If your PHP server allows url fopen wrappers then the simplest way is:

$html = file_get_contents('https://stackoverflow.com/questions/ask');

If you need more control then you should look at the cURL functions:

$c = curl_init('https://stackoverflow.com/questions/ask');
curl_setopt($c, CURLOPT_RETURNTRANSFER, true);
//curl_setopt(... other options you want...)

$html = curl_exec($c);

if (curl_error($c))
    die(curl_error($c));

// Get the status code
$status = curl_getinfo($c, CURLINFO_HTTP_CODE);

curl_close($c);

Solution 2:

Also if you want to manipulate the retrieved page somehow, you might want to try some php DOM parser. I find PHP Simple HTML DOM Parser very easy to use.

Solution 3:

You may want to check out the YQL libraries from Yahoo: http://developer.yahoo.com/yql

The task at hand is as simple as

select * from html where url = 'http://stackoverflow.com/questions/ask'

You can try this out in the console at: http://developer.yahoo.com/yql/console (requires login)

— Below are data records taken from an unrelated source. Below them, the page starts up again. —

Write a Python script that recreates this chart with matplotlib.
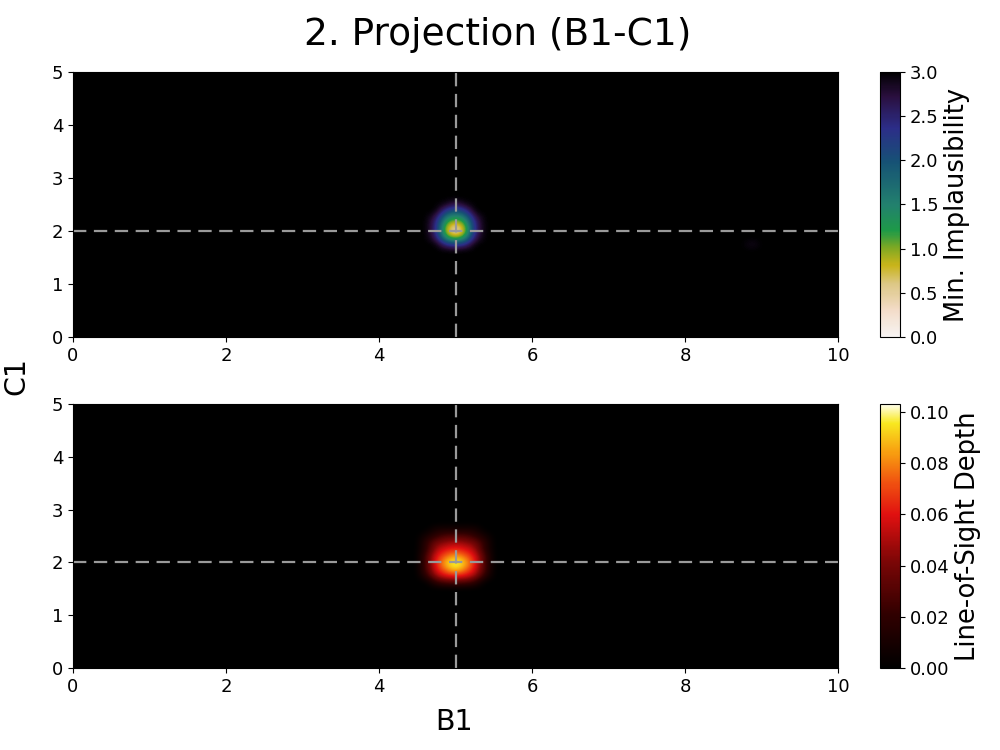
import numpy as np
import matplotlib
matplotlib.use("Agg")
import matplotlib.pyplot as plt
from matplotlib.colors import LinearSegmentedColormap
from matplotlib.ticker import FormatStrFormatter

# ---- data ----
title = "2. Projection (B1-C1)"
x_name = "B1"
y_name = "C1"
x_range = [0, 10]
y_range = [0, 5]
x_ticks = [0, 2, 4, 6, 8, 10]
y_ticks = [0, 1, 2, 3, 4, 5]
true_x = 5.0
true_y = 2.0
grid_step = 0.125

impl_max = 3.0
impl_ticks = [0.0, 0.5, 1.0, 1.5, 2.0, 2.5, 3.0]
# minimum implausibility patch around the estimate (rows = y, bottom -> top)
impl_patch_x0 = 4.625
impl_patch_y0 = 1.625
impl_patch = [
    [3.0, 3.0, 3.0, 3.0, 3.0, 3.0, 3.0],
    [3.0, 3.0, 2.4, 2.2, 2.4, 3.0, 3.0],
    [3.0, 2.6, 1.3, 0.9, 1.3, 2.6, 3.0],
    [3.0, 2.4, 0.8, 0.3, 0.8, 2.4, 3.0],
    [3.0, 2.4, 1.0, 0.6, 1.0, 2.4, 3.0],
    [3.0, 2.6, 1.5, 1.2, 1.5, 2.6, 3.0],
    [3.0, 3.0, 2.2, 1.9, 2.2, 3.0, 3.0],
    [3.0, 3.0, 2.9, 2.6, 2.9, 3.0, 3.0],
]
impl_speck_xy = [8.875, 1.75]
impl_speck_val = 2.85

depth_max = 0.103
depth_ticks = [0.00, 0.02, 0.04, 0.06, 0.08, 0.10]
depth_patch_x0 = 4.625
depth_patch_y0 = 1.625
depth_patch = [
    [0.00, 0.020, 0.030, 0.030, 0.030, 0.020, 0.00],
    [0.02, 0.050, 0.060, 0.065, 0.060, 0.050, 0.02],
    [0.03, 0.060, 0.080, 0.095, 0.080, 0.060, 0.03],
    [0.03, 0.065, 0.090, 0.103, 0.090, 0.065, 0.03],
    [0.03, 0.060, 0.075, 0.085, 0.075, 0.060, 0.03],
    [0.02, 0.050, 0.060, 0.065, 0.060, 0.050, 0.02],
    [0.02, 0.040, 0.045, 0.050, 0.045, 0.040, 0.02],
    [0.01, 0.020, 0.030, 0.030, 0.030, 0.020, 0.01],
    [0.00, 0.010, 0.010, 0.010, 0.010, 0.010, 0.00],
]

# ---- colormaps ----
impl_cmap = LinearSegmentedColormap.from_list("rainforest_r_like", [
    (0.00, "#f7f4f3"),
    (0.10, "#f3dcc8"),
    (0.20, "#dcc784"),
    (0.27, "#c9b41a"),
    (0.34, "#7aa824"),
    (0.40, "#1e9a48"),
    (0.50, "#22806e"),
    (0.66, "#165275"),
    (0.79, "#2c2d88"),
    (0.91, "#2a0f3e"),
    (1.00, "#000000"),
])
depth_cmap = LinearSegmentedColormap.from_list("ember_like", [
    (0.00, "#000000"),
    (0.20, "#300000"),
    (0.40, "#7a0606"),
    (0.58, "#e01010"),
    (0.70, "#f05010"),
    (0.82, "#f8a010"),
    (0.93, "#f8e820"),
    (1.00, "#ffffee"),
])


def build_grid(background, patch, x0, y0):
    nx = int(round((x_range[1] - x_range[0]) / grid_step)) + 1
    ny = int(round((y_range[1] - y_range[0]) / grid_step)) + 1
    g = np.full((ny, nx), background, dtype=float)
    p = np.array(patch, dtype=float)
    i0 = int(round((y0 - y_range[0]) / grid_step))
    j0 = int(round((x0 - x_range[0]) / grid_step))
    g[i0:i0 + p.shape[0], j0:j0 + p.shape[1]] = p
    return g


impl_grid = build_grid(impl_max, impl_patch, impl_patch_x0, impl_patch_y0)
si = int(round(impl_speck_xy[1] / grid_step))
sj = int(round(impl_speck_xy[0] / grid_step))
impl_grid[si, sj] = impl_speck_val
depth_grid = build_grid(0.0, depth_patch, depth_patch_x0, depth_patch_y0)

# ---- figure ----
fig = plt.figure(figsize=(10, 7.5), dpi=100)
ax1 = fig.add_axes([0.073, 0.5507, 0.765, 0.3533])
ax2 = fig.add_axes([0.073, 0.1093, 0.765, 0.3520])
cax1 = fig.add_axes([0.880, 0.5507, 0.020, 0.3533])
cax2 = fig.add_axes([0.880, 0.1093, 0.020, 0.3520])

ext = [x_range[0] - grid_step / 2, x_range[1] + grid_step / 2,
       y_range[0] - grid_step / 2, y_range[1] + grid_step / 2]
im1 = ax1.imshow(impl_grid, origin="lower", extent=ext, aspect="auto",
                 cmap=impl_cmap, vmin=0, vmax=impl_max, interpolation="bicubic")
im2 = ax2.imshow(depth_grid, origin="lower", extent=ext, aspect="auto",
                 cmap=depth_cmap, vmin=0, vmax=depth_max, interpolation="bicubic")

for ax in (ax1, ax2):
    ax.set_facecolor("black")
    ax.set_xlim(x_range)
    ax.set_ylim(y_range)
    ax.set_xticks(x_ticks)
    ax.set_yticks(y_ticks)
    ax.tick_params(labelsize=13)
    ax.axvline(true_x, color="#9a9a9a", lw=1.6, linestyle=(0, (6, 3.4)))
    ax.axhline(true_y, color="#9a9a9a", lw=1.6, linestyle=(0, (6, 3.4)))

cb1 = fig.colorbar(im1, cax=cax1, ticks=impl_ticks)
cb1.set_label("Min. Implausibility", fontsize=18.5)
cb1.ax.tick_params(labelsize=13)
cb2 = fig.colorbar(im2, cax=cax2, ticks=depth_ticks)
cb2.set_label("Line-of-Sight Depth", fontsize=18.5)
cb2.ax.tick_params(labelsize=13)
cb2.ax.yaxis.set_major_formatter(FormatStrFormatter("%.2f"))

fig.text(0.498, 0.953, title, fontsize=27, va="center", ha="center")
fig.text(0.016, 0.499, y_name, rotation=90, fontsize=20.5, va="center", ha="center")
fig.text(0.454, 0.037, x_name, fontsize=20.5, va="center", ha="center")

fig.savefig("out.png", dpi=100)
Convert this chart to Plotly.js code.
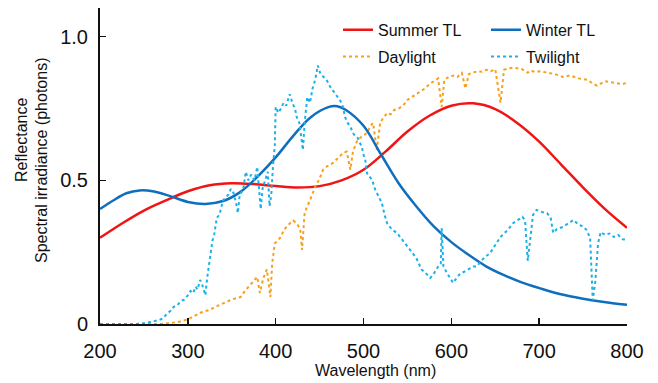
<!DOCTYPE html>
<html>
<head>
<meta charset="utf-8">
<script src="https://cdn.plot.ly/plotly-3.0.1.min.js"></script>
<style>html,body{margin:0;padding:0;background:#fff;}#chart{width:658px;height:383px;}</style>
</head>
<body>
<div id="chart"></div>
<script>
// Summer TL (smooth)
const summerX = [200,225,250,275,300,325,350,375,400,425,450,475,500,525,550,575,600,625,650,675,700,725,750,775,800];
const summerY = [0.30,0.35,0.395,0.43,0.462,0.483,0.49,0.487,0.48,0.475,0.48,0.50,0.537,0.60,0.67,0.725,0.76,0.768,0.748,0.70,0.635,0.555,0.475,0.40,0.335];

// Winter TL (smooth)
const winterX = [200,215,230,245,260,280,300,320,340,360,380,400,420,440,460,470,480,500,520,540,560,580,600,620,640,660,680,700,720,740,760,780,800];
const winterY = [0.40,0.43,0.455,0.465,0.462,0.445,0.425,0.418,0.428,0.46,0.515,0.58,0.655,0.72,0.755,0.758,0.745,0.69,0.59,0.49,0.41,0.34,0.285,0.24,0.20,0.17,0.145,0.125,0.107,0.094,0.083,0.074,0.067];

// Daylight spectrum
const dayX = [200,210,220,230,240,250,260,270,280,290,300,305,310,315,320,325,330,335,340,345,350,355,360,365,371,375,379,382,386,390,394,396,399,405,410,416,420,424,428,430,433,436,439,445,449,454,459,465,470,477,481,485,488,493,497,504,508,511,515,519,522,527,531,535,540,545,550,555,560,565,570,575,580,585,589,592,597,602,607,612,616,620,625,630,635,640,645,650,656,660,665,670,675,680,687,690,695,700,710,720,727,735,745,755,762,766,775,785,795,800];
const dayY = [0,0,0,0,0,0,0,0,0.003,0.008,0.016,0.025,0.032,0.04,0.045,0.049,0.058,0.065,0.073,0.08,0.085,0.09,0.094,0.115,0.136,0.15,0.164,0.108,0.16,0.19,0.094,0.21,0.28,0.30,0.33,0.35,0.36,0.35,0.33,0.258,0.386,0.41,0.43,0.477,0.50,0.537,0.55,0.56,0.575,0.596,0.60,0.537,0.60,0.64,0.65,0.665,0.69,0.70,0.606,0.70,0.715,0.735,0.73,0.745,0.75,0.76,0.78,0.79,0.80,0.81,0.82,0.835,0.845,0.855,0.756,0.85,0.86,0.865,0.86,0.874,0.82,0.87,0.875,0.88,0.878,0.885,0.88,0.887,0.77,0.885,0.89,0.892,0.89,0.888,0.875,0.882,0.878,0.88,0.875,0.868,0.86,0.865,0.855,0.85,0.835,0.83,0.845,0.84,0.835,0.84];

// Twilight spectrum
const twiX = [200,220,240,250,260,268,272,276,280,284,288,292,296,300,303,306,309,311,314,316,318,320,322,324,326,328,330,333,336,340,343,346,349,352,355,357,359,363,366,369,372,376,379,381,383,385,388,391,393,395,397,399,400,403,406,409,412,416,419,422,424,427,428,431,433,436,439,442,445,448,451,454,458,462,466,470,473,476,479,482,485,489,493,496,498,500,502,504,507,510,513,515,518,521,524,527,532,538,545,553,560,566,570,576,580,585,588,589,591,595,599,602,606,610,614,620,625,629,634,639,644,650,656,660,665,670,675,681,684,687,690,693,697,703,709,713,716,720,727,733,739,745,750,754,758,761,764,767,770,775,780,785,790,795,800];
const twiY = [0,0,0,0.003,0.008,0.015,0.02,0.035,0.045,0.06,0.065,0.08,0.085,0.10,0.115,0.107,0.13,0.12,0.153,0.14,0.12,0.10,0.16,0.20,0.24,0.29,0.31,0.37,0.38,0.43,0.44,0.45,0.47,0.456,0.42,0.386,0.45,0.467,0.53,0.50,0.52,0.50,0.547,0.456,0.40,0.47,0.50,0.53,0.41,0.45,0.55,0.62,0.756,0.735,0.75,0.77,0.76,0.80,0.77,0.75,0.72,0.70,0.676,0.606,0.70,0.79,0.77,0.82,0.85,0.90,0.87,0.86,0.85,0.826,0.81,0.79,0.78,0.763,0.72,0.70,0.686,0.66,0.65,0.63,0.617,0.59,0.571,0.525,0.51,0.50,0.47,0.456,0.44,0.42,0.38,0.35,0.33,0.317,0.29,0.258,0.23,0.19,0.18,0.16,0.175,0.20,0.21,0.334,0.20,0.178,0.16,0.143,0.16,0.175,0.181,0.19,0.20,0.20,0.22,0.235,0.246,0.275,0.303,0.315,0.33,0.35,0.36,0.373,0.36,0.22,0.30,0.38,0.397,0.39,0.386,0.37,0.317,0.33,0.338,0.35,0.362,0.345,0.34,0.327,0.30,0.083,0.15,0.28,0.32,0.31,0.315,0.303,0.31,0.295,0.293];

const xTicks = [200,300,400,500,600,700,800];
const yTicks = [0,0.5,1.0];
const yTickText = ['0','0.5','1.0'];

const FONT = 'Liberation Sans, Arial, sans-serif';

const traces = [
  {x: summerX, y: summerY, name: 'Summer TL', mode: 'lines', line: {color: '#f01414', width: 2.5, shape: 'spline'}, legend: 'legend', legendgroup: 'a'},
  {x: dayX, y: dayY, name: 'Daylight', mode: 'lines', line: {color: '#f6a01e', width: 2, dash: 'dot'}, legend: 'legend', legendgroup: 'b'},
  {x: winterX, y: winterY, name: 'Winter TL', mode: 'lines', line: {color: '#0f6fbe', width: 2.5, shape: 'spline'}, legend: 'legend2', legendgroup: 'c'},
  {x: twiX, y: twiY, name: 'Twilight', mode: 'lines', line: {color: '#1cb0e8', width: 2, dash: 'dot'}, legend: 'legend2', legendgroup: 'd'}
];

const legendCommon = {
  font: {family: FONT, size: 16, color: '#111'},
  bgcolor: 'rgba(0,0,0,0)',
  borderwidth: 0,
  traceorder: 'grouped',
  tracegroupgap: 3,
  xanchor: 'left', yanchor: 'top', y: 0.985
};

const layout = {
  width: 658, height: 383,
  margin: {l: 100, r: 31, t: 8, b: 59},
  paper_bgcolor: '#fff', plot_bgcolor: '#fff',
  font: {family: FONT, size: 20, color: '#111'},
  showlegend: true,
  legend: Object.assign({}, legendCommon, {x: 0.4516}),
  legend2: Object.assign({}, legendCommon, {x: 0.7324}),
  xaxis: {
    range: [200, 800], tickvals: xTicks, ticks: 'inside', ticklen: 6, tickwidth: 1.5, tickcolor: '#111',
    showline: true, linecolor: '#111', linewidth: 2, showgrid: false, zeroline: false,
    tickfont: {family: FONT, size: 20, color: '#111'}, ticklabelstandoff: 8
  },
  yaxis: {
    range: [0, 1.1], tickvals: yTicks, ticktext: yTickText, ticks: 'inside', ticklen: 6, tickwidth: 1.5, tickcolor: '#111',
    showline: true, linecolor: '#111', linewidth: 2, showgrid: false, zeroline: false,
    tickfont: {family: FONT, size: 20, color: '#111'}, ticklabelstandoff: 6
  },
  annotations: [
    {text: 'Reflectance', xref: 'paper', yref: 'paper', x: -0.150, y: 0.585, xanchor: 'center', yanchor: 'middle', textangle: -90, showarrow: false, font: {family: FONT, size: 16, color: '#111'}},
    {text: 'Spectral irradiance (photons)', xref: 'paper', yref: 'paper', x: -0.110, y: 0.516, xanchor: 'center', yanchor: 'middle', textangle: -90, showarrow: false, font: {family: FONT, size: 16, color: '#111'}},
    {text: 'Wavelength (nm)', xref: 'paper', yref: 'paper', x: 0.522, y: -0.146, xanchor: 'center', yanchor: 'middle', showarrow: false, font: {family: FONT, size: 16, color: '#111'}}
  ]
};

Plotly.newPlot('chart', traces, layout, {displayModeBar: false, staticPlot: true});
</script>
</body>
</html>
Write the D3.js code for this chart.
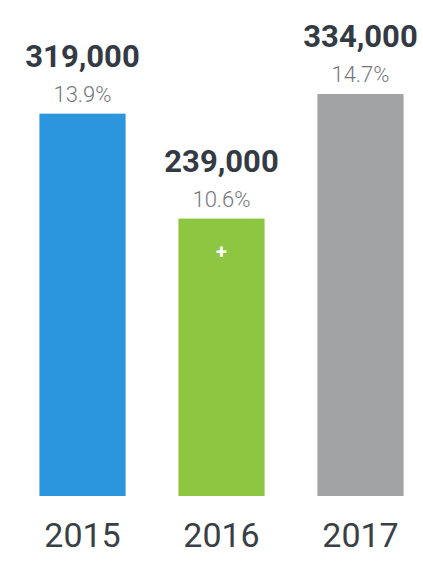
<!DOCTYPE html>
<html><head><meta charset="utf-8">
<script src="https://cdn.jsdelivr.net/npm/d3@7"></script>
<style>html,body{margin:0;padding:0;background:#fff;}svg{display:block;}</style>
</head><body>
<script>
const years = ["2015", "2016", "2017"];
const values = [319000, 239000, 334000];
const shares = ["13.9%", "10.6%", "14.7%"];
const colors = ["#2b95de", "#8dc640", "#a1a3a5"];

const W = 423, H = 562;
const svg = d3.select("body").append("svg").attr("width", W).attr("height", H);

const x = d3.scaleBand().domain(years).range([13, 430]).paddingInner(0.38).paddingOuter(0.19);
const y = d3.scaleLinear().domain([27500, 334000]).range([496, 94]);

const g = svg.selectAll("g.bar").data(years).enter().append("g").attr("class", "bar");

g.append("rect")
  .attr("x", d => x(d))
  .attr("y", (d, i) => y(values[i]))
  .attr("width", x.bandwidth())
  .attr("height", (d, i) => y.range()[0] - y(values[i]))
  .attr("fill", (d, i) => colors[i]);

g.append("text")
  .attr("x", d => x(d) + x.bandwidth() / 2)
  .attr("y", (d, i) => y(values[i]) - 47)
  .attr("text-anchor", "middle")
  .attr("font-family", "Roboto")
  .attr("font-weight", 700)
  .attr("font-size", 31)
  .attr("fill", "#333a43")
  .text((d, i) => d3.format(",")(values[i]));

g.append("text")
  .attr("x", d => x(d) + x.bandwidth() / 2)
  .attr("y", (d, i) => y(values[i]) - 12)
  .attr("text-anchor", "middle")
  .attr("font-family", "Roboto")
  .attr("font-weight", 300)
  .attr("font-size", 22)
  .attr("fill", "#74777b")
  .text((d, i) => shares[i]);

g.append("text")
  .attr("x", d => x(d) + x.bandwidth() / 2)
  .attr("y", 547)
  .attr("text-anchor", "middle")
  .attr("font-family", "Roboto")
  .attr("font-weight", 400)
  .attr("font-size", 34)
  .attr("fill", "#3a3f46")
  .text(d => d);

// small white plus mark on the 2016 bar
svg.append("text")
  .attr("x", x("2016") + x.bandwidth() / 2)
  .attr("y", y(values[1]) + 40)
  .attr("text-anchor", "middle")
  .attr("font-family", "Roboto")
  .attr("font-weight", 700)
  .attr("font-size", 20)
  .attr("fill", "#ffffff")
  .text("+");
</script>
</body></html>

Also see Chris Heilmanns screencast for some nice ideas what more you can do: http://developer.yahoo.net/blogs/theater/archives/2009/04/screencast_collating_distributed_information.html

Solution 4:

Simple way: Use file_get_contents():

$page = file_get_contents('http://stackoverflow.com/questions/ask');

Please note that allow_url_fopen must be true in you php.ini to be able to use URL-aware fopen wrappers.

More advanced way: If you cannot change your PHP configuration, allow_url_fopen is false by default and if ext/curl is installed, use the cURL library to connect to the desired page.